After the technical disaster of an anti-virus company releasing an update that shut down many of their customers’ computers, McAfee now has to cope with the public relations disaster:
After dealing with McAfee’s most recent fix that sabotaged Windows XP PC clients worldwide, users of the antivirus software headed over to Twitter to vent their rage, creating a public-relations and legal nightmare that will likely continue long after the last machine is patched.
“I hate McAfee,” more than one Tweeter wrote, summing up the frustration felt when a McAfee update identified a “normal Windows process” as malware and killed it, kicking off a death spiral for the affected machines.
Another Tweet: “McAfee DAT 5958, you’ve made…no wait, what’s the opposite of “made my day”?… you’ve DESTROYED MY DAY. hate you McAfee. HAAATEEEEE.”
“VirusScan,” another person Tweeted. “The cure is worse than the disease.”
I was fortunate, as fellow blogger William P. alerted me to the issue and I got home and turned off McAfee automatic updating before my desktop machine loaded the poison update.
Internal memo currently circulating at The Army Formerly Known as The PLA:
“The test worked.”
Comment by Lickmuffin — April 26, 2010 @ 10:47
I am a little cautious and only pull AV updates once a week, rather than daily. I like to have some time to assess the DAT changes before anything gets auto-committed across the whole home network. I only have one XP box left (my wife’s workstation) and I was hoping that maybe the McAfee thing would tank it, but it didn’t, so no upgrade this week.
Comment by Chris Taylor — April 27, 2010 @ 13:40
Is she aware that you harbour these barely concealed evil intentions towards her computer?

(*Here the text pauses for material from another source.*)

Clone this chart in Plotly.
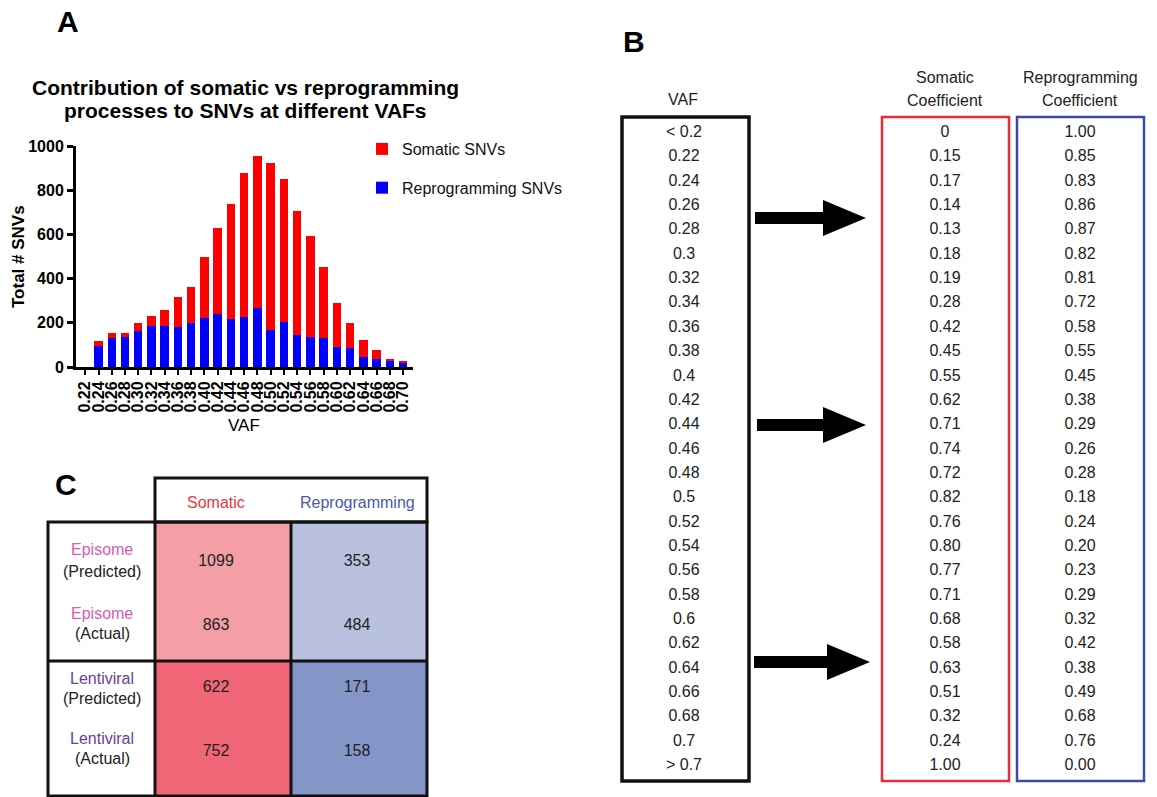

The McAfee reminder has popped up a few times so far this week. Eventually I’ll give in and risk updating it. But it’s certainly increased the chances that I’ll switch to a different AV vendor when this package is due for renewal.
Comment by Nicholas — April 27, 2010 @ 13:52
It’s not that I hate XP or my wife’s computer, it’s just that I’m more confident in Win7’s ability to resist net-vector infections. XP is the thermal exhaust port in the home network Death Star. Highly unlikely that anything could thread its way through the multi-layered defences and take the whole mess down, but all the same, I’d be happier if it weren’t even a factor.
Comment by Chris Taylor — April 27, 2010 @ 20:01
I nearly sprayed Tawny Port over my new white golf shirt over that.